Jobs act e altro
Martedi' l'incontro Renzi-Sindacati e si prevedono scintille
Il confronto avviene nel momento in cui il gradimento delle OO.SS. e' al punto piu' basso degli ultimi decenni.
Matteo Renzi, venerdì scorso, a Ferrara, ha annunciato che incontrerà i sindacati a Palazzo Chigi, martedì, cioè proprio il giorno in cui ripartirà al Senato la discussione sul Jobs act. Per la precisione, il Premier ha detto di voler incontrare i sindacati “a patto che questi cambino”.

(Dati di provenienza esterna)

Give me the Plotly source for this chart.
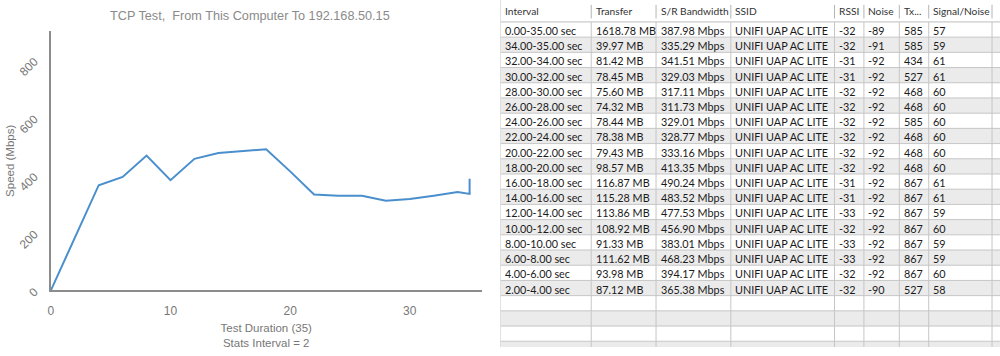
import plotly.graph_objects as go

# ---- data ----
intervals = ["0.00-35.00 sec", "34.00-35.00 sec", "32.00-34.00 sec", "30.00-32.00 sec",
             "28.00-30.00 sec", "26.00-28.00 sec", "24.00-26.00 sec", "22.00-24.00 sec",
             "20.00-22.00 sec", "18.00-20.00 sec", "16.00-18.00 sec", "14.00-16.00 sec",
             "12.00-14.00 sec", "10.00-12.00 sec", "8.00-10.00 sec", "6.00-8.00 sec",
             "4.00-6.00 sec", "2.00-4.00 sec"]
transfer = ["1618.78 MB", "39.97 MB", "81.42 MB", "78.45 MB", "75.60 MB", "74.32 MB",
            "78.44 MB", "78.38 MB", "79.43 MB", "98.57 MB", "116.87 MB", "115.28 MB",
            "113.86 MB", "108.92 MB", "91.33 MB", "111.62 MB", "93.98 MB", "87.12 MB"]
bandwidth = [387.98, 335.29, 341.51, 329.03, 317.11, 311.73, 329.01, 328.77, 333.16,
             413.35, 490.24, 483.52, 477.53, 456.90, 383.01, 468.23, 394.17, 365.38]
ssid = ["UNIFI UAP AC LITE"] * 18
rssi = [-32, -32, -31, -31, -32, -32, -32, -32, -32, -32, -31, -31, -33, -32, -33, -33, -32, -32]
noise = [-89, -91, -92, -92, -92, -92, -92, -92, -92, -92, -92, -92, -92, -92, -92, -92, -92, -90]
tx = [585, 585, 434, 527, 468, 468, 585, 468, 468, 468, 867, 867, 867, 867, 867, 867, 867, 527]
snr = [57, 59, 61, 61, 60, 60, 60, 60, 60, 60, 61, 61, 59, 60, 59, 59, 60, 58]
headers = ["Interval", "Transfer", "S/R Bandwidth", "SSID", "RSSI", "Noise", "Tx...", "Signal/Noise", ""]
x_ticks = [0, 10, 20, 30]
y_ticks = [0, 200, 400, 600, 800]

# ---- table layout (style) ----
col_widths = [91, 65, 75, 104, 29.5, 35.5, 29.5, 63.5, 8]
table_left = 499
header_h = 22.5
row_h = 15.6
n_rows_total = 22
grid_color = "#c6c6c6"
stripe_color = "#ebebeb"
body_font = dict(family="Lato, Liberation Sans, Arial", size=10.8, color="#1a1a1a")
head_font = dict(family="Lato, Liberation Sans, Arial", size=10.2, color="#333333")

# chart series: start at 0, interval ends ascending, then overall average at the end
ends = [float(s.split("-")[1].split()[0]) for s in intervals]
chart_x = [0] + ends[1:][::-1] + [ends[0]]
chart_y = [0] + bandwidth[1:][::-1] + [bandwidth[0]]

fig = go.Figure()
fig.add_trace(go.Scatter(x=chart_x, y=chart_y, mode="lines",
                         line=dict(color="#4a8fcd", width=2), showlegend=False,
                         hoverinfo="skip", xaxis="x", yaxis="y"))

# ---- table drawn on its own pixel-unit axes (x2 / y2) ----
col_lefts = [table_left]
for w in col_widths:
    col_lefts.append(col_lefts[-1] + w)
table_right = 1000

bw_txt = [f"{v:.2f} Mbps" for v in bandwidth]
columns = [intervals, transfer, bw_txt, ssid, [str(v) for v in rssi],
           [str(v) for v in noise], [str(v) for v in tx], [str(v) for v in snr]]

shapes = []
annotations = []
row_tops = [header_h + i * row_h for i in range(n_rows_total)]
for i, top in enumerate(row_tops):
    if i % 2 == 1:
        shapes.append(dict(type="rect", xref="x2", yref="y2", x0=table_left, x1=table_right,
                           y0=top, y1=top + row_h, fillcolor=stripe_color, line_width=0,
                           layer="below"))
for i, top in enumerate(row_tops):
    shapes.append(dict(type="line", xref="x2", yref="y2", x0=table_left, x1=table_right,
                       y0=top + row_h, y1=top + row_h, line=dict(color=grid_color, width=1)))
# header bottom line
shapes.append(dict(type="line", xref="x2", yref="y2", x0=table_left, x1=table_right,
                   y0=header_h, y1=header_h, line=dict(color="#bdbdbd", width=1)))
# left border
shapes.append(dict(type="line", xref="x2", yref="y2", x0=table_left, x1=table_left,
                   y0=0, y1=356, line=dict(color=grid_color, width=1)))
# column separators (short in header, full in body)
for xl in col_lefts[1:-1]:
    shapes.append(dict(type="line", xref="x2", yref="y2", x0=xl, x1=xl,
                       y0=header_h, y1=356, line=dict(color=grid_color, width=1)))
    shapes.append(dict(type="line", xref="x2", yref="y2", x0=xl, x1=xl,
                       y0=5, y1=19, line=dict(color="#b5b5b5", width=1)))

for c, h in enumerate(headers):
    if h:
        annotations.append(dict(text=h, xref="x2", yref="y2", x=col_lefts[c] + 2.5,
                                y=header_h / 2 + 0.5, xanchor="left", yanchor="middle",
                                showarrow=False, font=head_font))
for c, vals in enumerate(columns):
    for r, v in enumerate(vals):
        annotations.append(dict(text=v, xref="x2", yref="y2", x=col_lefts[c] + 2.5,
                                y=row_tops[r] + row_h / 2 + 1, xanchor="left",
                                yanchor="middle", showarrow=False, font=body_font))

# invisible anchor trace so the table axes exist
fig.add_trace(go.Scatter(x=[table_left, table_right], y=[0, 356], mode="markers",
                         marker=dict(opacity=0), showlegend=False, hoverinfo="skip",
                         xaxis="x2", yaxis="y2"))

annotations.append(dict(text="TCP Test, \u00a0From This Computer To 192.168.50.15",
                        x=0.248, y=1 - 16 / 356, xref="paper", yref="paper",
                        xanchor="center", yanchor="middle", showarrow=False,
                        font=dict(size=12.7, color="#8a8a8a")))

fig.update_layout(
    width=1000, height=356,
    margin=dict(l=0, r=0, t=0, b=0),
    paper_bgcolor="white", plot_bgcolor="rgba(0,0,0,0)",
    font=dict(family="Liberation Sans, Arial", color="#777777"),
    xaxis=dict(domain=[0.048, 0.480], range=[0, 36], tickvals=x_ticks,
               showgrid=False, zeroline=False, showline=True, linecolor="#8c8c8c",
               linewidth=2, ticks="", ticklabelstandoff=8,
               tickfont=dict(size=12, color="#777777"),
               title=dict(text="Test Duration (35)<br>Stats Interval = 2",
                          font=dict(size=11.5, color="#777777"), standoff=7)),
    yaxis=dict(domain=[0.163, 0.910], range=[0, 900], tickvals=y_ticks,
               showgrid=False, zeroline=False, showline=True, linecolor="#8c8c8c",
               linewidth=2, ticks="", tickangle=-45, ticklabelstandoff=12,
               tickfont=dict(size=12, color="#777777"),
               title=dict(text="Speed (Mbps)", font=dict(size=11.5, color="#777777"),
                          standoff=0)),
    xaxis2=dict(domain=[table_left / 1000, 1.0], range=[table_left, table_right],
                visible=False, fixedrange=True),
    yaxis2=dict(domain=[0, 1], range=[356, 0], visible=False, fixedrange=True,
                anchor="x2"),
    shapes=shapes,
    annotations=annotations,
)

fig.write_html("out.html", config={"displayModeBar": False},
               post_script="document.body.style.margin='0px';")
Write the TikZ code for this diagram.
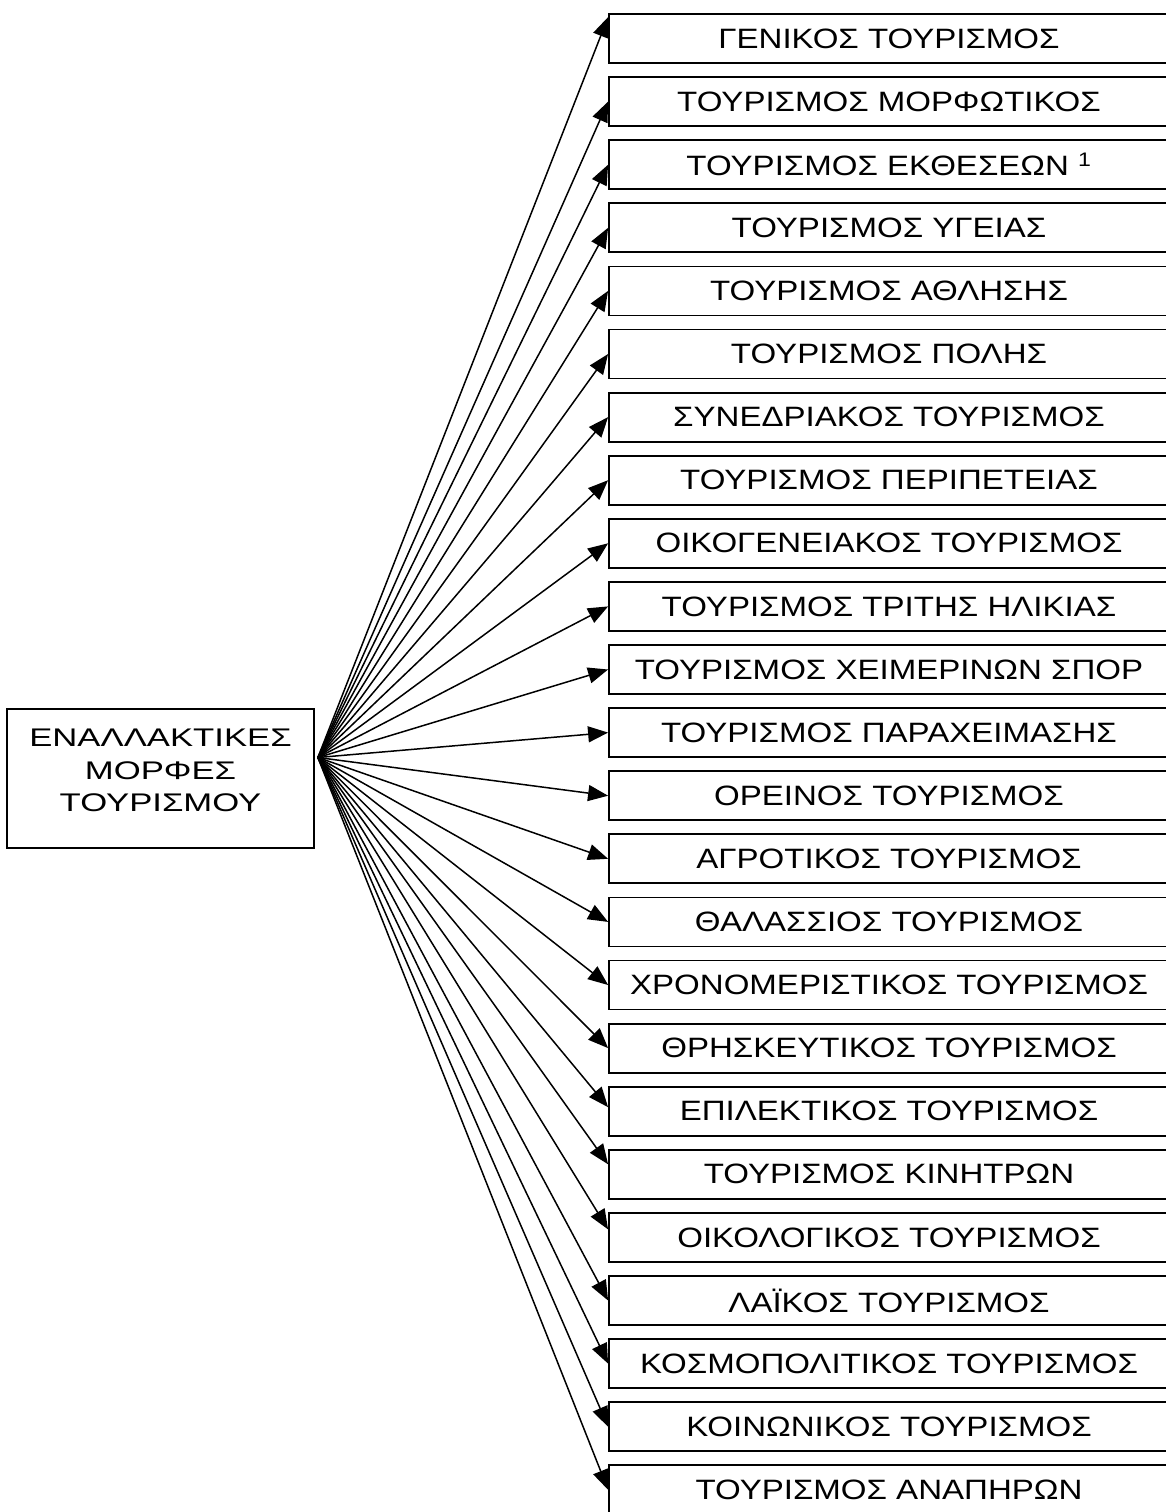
\documentclass[tikz,border=0pt]{standalone}
\usepackage{fontspec}
\setmainfont{Liberation Sans}[FakeStretch=1.18]
\newfontfamily\hubfont{Liberation Sans}[FakeStretch=1.36]
\usetikzlibrary{positioning,arrows.meta}

\begin{document}
\begin{tikzpicture}[x=1pt,y=-1pt,node distance=12.3pt,
typeb/.style={
  draw=black,
  line width=1.8pt,
  minimum width=560pt,
  minimum height=49pt,
  inner sep=0pt,
  font={\fontsize{28}{32}\selectfont}},
mainb/.style={
  draw=black,
  line width=1.8pt,
  minimum width=307pt,
  minimum height=139pt,
  text width=300pt,
  align=center,
  text depth=81pt,
  font={\hubfont\fontsize{25.5}{32.5}\selectfont}},
arr/.style={line width=1.5pt,-{Triangle[length=20pt,width=16pt]}},
]
\useasboundingbox (0,0) rectangle (1166,1512);
\clip (0,0) rectangle (1166,1512);
\node[mainb] (Alt) at (160.5,778.5) {ΕΝΑΛΛΑΚΤΙΚΕΣ\\ΜΟΡΦΕΣ\\ΤΟΥΡΙΣΜΟΥ};
\coordinate (hub) at ([xshift=3pt,yshift=21pt]Alt.east);
\node[typeb] (Gen) at (889,38.5) {ΓΕΝΙΚΟΣ ΤΟΥΡΙΣΜΟΣ};
\node[typeb,below=of Gen] (Mor) {ΤΟΥΡΙΣΜΟΣ ΜΟΡΦΩΤΙΚΟΣ};
\node[typeb,below=of Mor] (Ekt) {ΤΟΥΡΙΣΜΟΣ ΕΚΘΕΣΕΩΝ \textsuperscript{1}};
\node[typeb,below=of Ekt] (Yge) {ΤΟΥΡΙΣΜΟΣ ΥΓΕΙΑΣ};
\node[typeb,below=of Yge] (Ath) {ΤΟΥΡΙΣΜΟΣ ΑΘΛΗΣΗΣ};
\node[typeb,below=of Ath] (Pol) {ΤΟΥΡΙΣΜΟΣ ΠΟΛΗΣ};
\node[typeb,below=of Pol] (Syn) {ΣΥΝΕΔΡΙΑΚΟΣ ΤΟΥΡΙΣΜΟΣ};
\node[typeb,below=of Syn] (Per) {ΤΟΥΡΙΣΜΟΣ ΠΕΡΙΠΕΤΕΙΑΣ};
\node[typeb,below=of Per] (Oik) {ΟΙΚΟΓΕΝΕΙΑΚΟΣ ΤΟΥΡΙΣΜΟΣ};
\node[typeb,below=of Oik] (Tri) {ΤΟΥΡΙΣΜΟΣ ΤΡΙΤΗΣ ΗΛΙΚΙΑΣ};
\node[typeb,below=of Tri] (Xei) {ΤΟΥΡΙΣΜΟΣ ΧΕΙΜΕΡΙΝΩΝ ΣΠΟΡ};
\node[typeb,below=of Xei] (Par) {ΤΟΥΡΙΣΜΟΣ ΠΑΡΑΧΕΙΜΑΣΗΣ};
\node[typeb,below=of Par] (Ore) {ΟΡΕΙΝΟΣ ΤΟΥΡΙΣΜΟΣ};
\node[typeb,below=of Ore] (Agr) {ΑΓΡΟΤΙΚΟΣ ΤΟΥΡΙΣΜΟΣ};
\node[typeb,below=of Agr] (Tha) {ΘΑΛΑΣΣΙΟΣ ΤΟΥΡΙΣΜΟΣ};
\node[typeb,below=of Tha] (Xro) {ΧΡΟΝΟΜΕΡΙΣΤΙΚΟΣ ΤΟΥΡΙΣΜΟΣ};
\node[typeb,below=of Xro] (Thr) {ΘΡΗΣΚΕΥΤΙΚΟΣ ΤΟΥΡΙΣΜΟΣ};
\node[typeb,below=of Thr] (Epi) {ΕΠΙΛΕΚΤΙΚΟΣ ΤΟΥΡΙΣΜΟΣ};
\node[typeb,below=of Epi] (Kin) {ΤΟΥΡΙΣΜΟΣ ΚΙΝΗΤΡΩΝ};
\node[typeb,below=of Kin] (Eco) {ΟΙΚΟΛΟΓΙΚΟΣ ΤΟΥΡΙΣΜΟΣ};
\node[typeb,below=of Eco] (Lai) {ΛΑΪΚΟΣ ΤΟΥΡΙΣΜΟΣ};
\node[typeb,below=of Lai] (Kos) {ΚΟΣΜΟΠΟΛΙΤΙΚΟΣ ΤΟΥΡΙΣΜΟΣ};
\node[typeb,below=of Kos] (Koi) {ΚΟΙΝΩΝΙΚΟΣ ΤΟΥΡΙΣΜΟΣ};
\node[typeb,below=of Koi] (Ana) {ΤΟΥΡΙΣΜΟΣ ΑΝΑΠΗΡΩΝ};
% fan of arrows
\draw[arr] (hub) -- ([yshift=-4pt]Gen.north west);
\draw[arr] (hub) -- (Mor.west);
\draw[arr] (hub) -- (Ekt.west);
\draw[arr] (hub) -- (Yge.west);
\draw[arr] (hub) -- (Ath.west);
\draw[arr] (hub) -- (Pol.west);
\draw[arr] (hub) -- (Syn.west);
\draw[arr] (hub) -- (Per.west);
\draw[arr] (hub) -- (Oik.west);
\draw[arr] (hub) -- (Tri.west);
\draw[arr] (hub) -- (Xei.west);
\draw[arr] (hub) -- (Par.west);
\draw[arr] (hub) -- (Ore.west);
\draw[arr] (hub) -- (Agr.west);
\draw[arr] (hub) -- (Tha.west);
\draw[arr] (hub) -- (Xro.west);
\draw[arr] (hub) -- (Thr.west);
\draw[arr] (hub) -- ([yshift=4pt]Epi.west);
\draw[arr] (hub) -- ([yshift=10pt]Kin.west);
\draw[arr] (hub) -- ([yshift=8pt]Eco.west);
\draw[arr] (hub) -- (Lai.west);
\draw[arr] (hub) -- (Kos.west);
\draw[arr] (hub) -- (Koi.west);
\draw[arr] (hub) -- (Ana.west);
\end{tikzpicture}
\end{document}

In realtà, i temi principali Matteo Renzi li aveva già annunciati nella riunione della Direzione del suo partito e non riguardano certamente solo l’argomento scottante dell’art.18 oppure quello del Tfr in busta paga. Infatti, lui intende discutere anche della legge sulla rappresentanza sindacale, dei contratti aziendali e del salario minimo. In pratica, di tutti gli argomenti sui quali i sindacati stessi sono divisi al loro interno; ma uniti nell’opporsi, chi più chi meno, al progetto del Presidente del Consiglio.
In effetti, Renzi sembra sempre di più attratto da quello che viene definito “il modello Fiat”, che ha finito per dividere profondamente il fronte sindacale e che è stato attuato da Marchionne in rotta di collisione con la Cgil ed, in particolare, con la Fiom di Maurizio Landini.
In questo tipo di modello il contratto di secondo livello (aziendale), in sostanza, può prevalere su quello nazionale se è sottoscritto dai sindacati che rappresentino la maggioranza. E’ la proposta che da anni porta avanti il giuslavorista Pietro Ichino, che in realtà finisce per togliere potere alle strutture centrali del sindacato; che per questo motivo la osteggiano.
In modo particolare, la Cgil di Susanna Camusso, pur essendo favorevole ad una legge che definisca la rappresentanza sindacale, non ne vuol proprio sapere di iniziative che finiscano con lo scardinare la contrattazione nazionale. Molto più possibilista la Cisl, che tuttavia, da mercoledì, avrà un nuovo segretario nazionale, in sostituzione di Raffaele Bonanni. Come al solito, molto pragmatica la posizione della Uil di Angeletti -anche lui in uscita-, sostanzialmente disponibile al confronto con il Governo su questi temi.
Quanto al salario minimo da fissare a livello nazionale, proprio per lasciare spazio alla contrattazione di secondo livello, si registra la contrarietà della Cgil e l’accoglienza tiepidissima della Cisl. Da questo punto di vista, c’è comunque da registrare che il progetto di Renzi ha già sortito l’effetto di dividere ulteriormente il fronte sindacale.
A questo proposito, non sembra affatto casuale che Renzi -che finora, secondo i vari sondaggi, ha sempre dimostrato una grande sintonia con l’elettorato- abbia adottato una strategia molto provocatoria nei confronti delle organizzazioni sindacali, che continua ad accusare di aver contribuito ad ingessare il Paese.
La conferma viene dalla ricerca di Ipsos per il Corriere della Sera, illustrata da Nando Pagnoncelli. Da essa risulta che, ormai, la maggioranza degli elettori intervistati ritiene che il sindacato italiano non sia più in grado di rappresentare le istanze di giovani, precari e disoccupati. Infatti, la maggioranza degli iscritti è formata da pensionati.
Sostanzialmente, questo sondaggio conferma quanto dichiarato a più riprese dal Premier e segretario del PD, che continua ad accusare i sindacati di essere solo in grado di rappresentare i “garantiti” (pensionati, dipendenti pubblici e di grandi aziende); ma di non avere il coraggio e la propensione a mettersi in gioco, per cercare di imboccare la strada del cambiamento, nella speranza di creare le condizioni per garantire un futuro migliore a chi oggi il lavoro non ce l’ha.
In sostanza, se queste sono le premesse, tra art.18, Tfr, legge sulla rappresentanza, contratti aziendali e salario minimo, si prevedono scintille nell’incontro che il Premier avrà martedì con le rappresentanze sindacali.